## [Given data]

★ ★ ★ ★

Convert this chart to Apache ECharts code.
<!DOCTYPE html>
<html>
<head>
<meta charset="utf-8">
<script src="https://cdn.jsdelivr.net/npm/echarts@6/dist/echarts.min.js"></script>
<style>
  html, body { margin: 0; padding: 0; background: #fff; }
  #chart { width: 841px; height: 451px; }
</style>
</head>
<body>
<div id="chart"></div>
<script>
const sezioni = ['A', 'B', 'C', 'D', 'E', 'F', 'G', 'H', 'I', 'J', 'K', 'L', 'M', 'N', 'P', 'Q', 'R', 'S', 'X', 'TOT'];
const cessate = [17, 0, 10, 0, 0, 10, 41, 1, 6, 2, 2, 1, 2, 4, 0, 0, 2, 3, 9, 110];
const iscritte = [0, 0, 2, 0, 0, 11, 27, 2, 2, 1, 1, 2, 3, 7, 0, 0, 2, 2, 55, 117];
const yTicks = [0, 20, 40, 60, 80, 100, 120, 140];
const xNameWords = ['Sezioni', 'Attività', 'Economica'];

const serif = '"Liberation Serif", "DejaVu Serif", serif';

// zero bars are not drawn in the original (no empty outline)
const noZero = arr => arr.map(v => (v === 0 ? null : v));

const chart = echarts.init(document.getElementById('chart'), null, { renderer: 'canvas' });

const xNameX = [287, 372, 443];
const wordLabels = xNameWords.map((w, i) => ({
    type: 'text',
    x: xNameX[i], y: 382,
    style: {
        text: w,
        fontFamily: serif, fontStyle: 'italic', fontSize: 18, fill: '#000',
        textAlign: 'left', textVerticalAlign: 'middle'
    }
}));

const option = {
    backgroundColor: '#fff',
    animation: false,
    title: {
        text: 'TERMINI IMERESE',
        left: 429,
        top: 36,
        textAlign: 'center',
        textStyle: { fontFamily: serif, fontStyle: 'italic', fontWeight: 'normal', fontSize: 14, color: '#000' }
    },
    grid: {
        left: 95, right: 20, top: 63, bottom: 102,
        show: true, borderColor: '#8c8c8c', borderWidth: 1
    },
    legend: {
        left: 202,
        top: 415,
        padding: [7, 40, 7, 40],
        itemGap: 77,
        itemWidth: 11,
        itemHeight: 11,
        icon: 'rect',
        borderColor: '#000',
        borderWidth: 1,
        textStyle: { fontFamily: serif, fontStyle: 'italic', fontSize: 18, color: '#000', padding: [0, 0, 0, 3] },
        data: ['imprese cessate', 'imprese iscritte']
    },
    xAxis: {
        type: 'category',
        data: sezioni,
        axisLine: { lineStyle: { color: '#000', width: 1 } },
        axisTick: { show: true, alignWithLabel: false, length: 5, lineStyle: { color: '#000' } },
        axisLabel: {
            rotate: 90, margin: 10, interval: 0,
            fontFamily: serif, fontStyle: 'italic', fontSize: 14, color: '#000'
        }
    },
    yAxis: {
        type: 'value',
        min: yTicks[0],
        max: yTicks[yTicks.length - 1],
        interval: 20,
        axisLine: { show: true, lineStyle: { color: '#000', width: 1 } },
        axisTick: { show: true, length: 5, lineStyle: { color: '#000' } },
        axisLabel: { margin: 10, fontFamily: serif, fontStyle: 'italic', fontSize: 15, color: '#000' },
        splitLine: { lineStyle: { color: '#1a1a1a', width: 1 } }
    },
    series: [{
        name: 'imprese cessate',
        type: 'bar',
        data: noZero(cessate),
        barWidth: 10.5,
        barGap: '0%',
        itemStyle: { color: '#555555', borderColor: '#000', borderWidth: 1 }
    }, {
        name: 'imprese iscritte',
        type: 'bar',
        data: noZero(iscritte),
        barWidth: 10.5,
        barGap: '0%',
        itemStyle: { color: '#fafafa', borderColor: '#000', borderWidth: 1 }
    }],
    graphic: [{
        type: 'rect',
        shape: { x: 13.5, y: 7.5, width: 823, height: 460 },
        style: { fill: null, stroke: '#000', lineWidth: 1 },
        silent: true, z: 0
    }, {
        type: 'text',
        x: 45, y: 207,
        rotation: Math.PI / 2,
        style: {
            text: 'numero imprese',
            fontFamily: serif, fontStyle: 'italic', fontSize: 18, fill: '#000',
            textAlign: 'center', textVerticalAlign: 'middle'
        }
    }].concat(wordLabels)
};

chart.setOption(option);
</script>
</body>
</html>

★ ★ ★ ★

## [Written instruction]
Print the material above once more, exactly.

## [Correct answer]
Convert this chart to Apache ECharts code.
<!DOCTYPE html>
<html>
<head>
<meta charset="utf-8">
<script src="https://cdn.jsdelivr.net/npm/echarts@6/dist/echarts.min.js"></script>
<style>
  html, body { margin: 0; padding: 0; background: #fff; }
  #chart { width: 841px; height: 451px; }
</style>
</head>
<body>
<div id="chart"></div>
<script>
const sezioni = ['A', 'B', 'C', 'D', 'E', 'F', 'G', 'H', 'I', 'J', 'K', 'L', 'M', 'N', 'P', 'Q', 'R', 'S', 'X', 'TOT'];
const cessate = [17, 0, 10, 0, 0, 10, 41, 1, 6, 2, 2, 1, 2, 4, 0, 0, 2, 3, 9, 110];
const iscritte = [0, 0, 2, 0, 0, 11, 27, 2, 2, 1, 1, 2, 3, 7, 0, 0, 2, 2, 55, 117];
const yTicks = [0, 20, 40, 60, 80, 100, 120, 140];
const xNameWords = ['Sezioni', 'Attività', 'Economica'];

const serif = '"Liberation Serif", "DejaVu Serif", serif';

// zero bars are not drawn in the original (no empty outline)
const noZero = arr => arr.map(v => (v === 0 ? null : v));

const chart = echarts.init(document.getElementById('chart'), null, { renderer: 'canvas' });

const xNameX = [287, 372, 443];
const wordLabels = xNameWords.map((w, i) => ({
    type: 'text',
    x: xNameX[i], y: 382,
    style: {
        text: w,
        fontFamily: serif, fontStyle: 'italic', fontSize: 18, fill: '#000',
        textAlign: 'left', textVerticalAlign: 'middle'
    }
}));

const option = {
    backgroundColor: '#fff',
    animation: false,
    title: {
        text: 'TERMINI IMERESE',
        left: 429,
        top: 36,
        textAlign: 'center',
        textStyle: { fontFamily: serif, fontStyle: 'italic', fontWeight: 'normal', fontSize: 14, color: '#000' }
    },
    grid: {
        left: 95, right: 20, top: 63, bottom: 102,
        show: true, borderColor: '#8c8c8c', borderWidth: 1
    },
    legend: {
        left: 202,
        top: 415,
        padding: [7, 40, 7, 40],
        itemGap: 77,
        itemWidth: 11,
        itemHeight: 11,
        icon: 'rect',
        borderColor: '#000',
        borderWidth: 1,
        textStyle: { fontFamily: serif, fontStyle: 'italic', fontSize: 18, color: '#000', padding: [0, 0, 0, 3] },
        data: ['imprese cessate', 'imprese iscritte']
    },
    xAxis: {
        type: 'category',
        data: sezioni,
        axisLine: { lineStyle: { color: '#000', width: 1 } },
        axisTick: { show: true, alignWithLabel: false, length: 5, lineStyle: { color: '#000' } },
        axisLabel: {
            rotate: 90, margin: 10, interval: 0,
            fontFamily: serif, fontStyle: 'italic', fontSize: 14, color: '#000'
        }
    },
    yAxis: {
        type: 'value',
        min: yTicks[0],
        max: yTicks[yTicks.length - 1],
        interval: 20,
        axisLine: { show: true, lineStyle: { color: '#000', width: 1 } },
        axisTick: { show: true, length: 5, lineStyle: { color: '#000' } },
        axisLabel: { margin: 10, fontFamily: serif, fontStyle: 'italic', fontSize: 15, color: '#000' },
        splitLine: { lineStyle: { color: '#1a1a1a', width: 1 } }
    },
    series: [{
        name: 'imprese cessate',
        type: 'bar',
        data: noZero(cessate),
        barWidth: 10.5,
        barGap: '0%',
        itemStyle: { color: '#555555', borderColor: '#000', borderWidth: 1 }
    }, {
        name: 'imprese iscritte',
        type: 'bar',
        data: noZero(iscritte),
        barWidth: 10.5,
        barGap: '0%',
        itemStyle: { color: '#fafafa', borderColor: '#000', borderWidth: 1 }
    }],
    graphic: [{
        type: 'rect',
        shape: { x: 13.5, y: 7.5, width: 823, height: 460 },
        style: { fill: null, stroke: '#000', lineWidth: 1 },
        silent: true, z: 0
    }, {
        type: 'text',
        x: 45, y: 207,
        rotation: Math.PI / 2,
        style: {
            text: 'numero imprese',
            fontFamily: serif, fontStyle: 'italic', fontSize: 18, fill: '#000',
            textAlign: 'center', textVerticalAlign: 'middle'
        }
    }].concat(wordLabels)
};

chart.setOption(option);
</script>
</body>
</html>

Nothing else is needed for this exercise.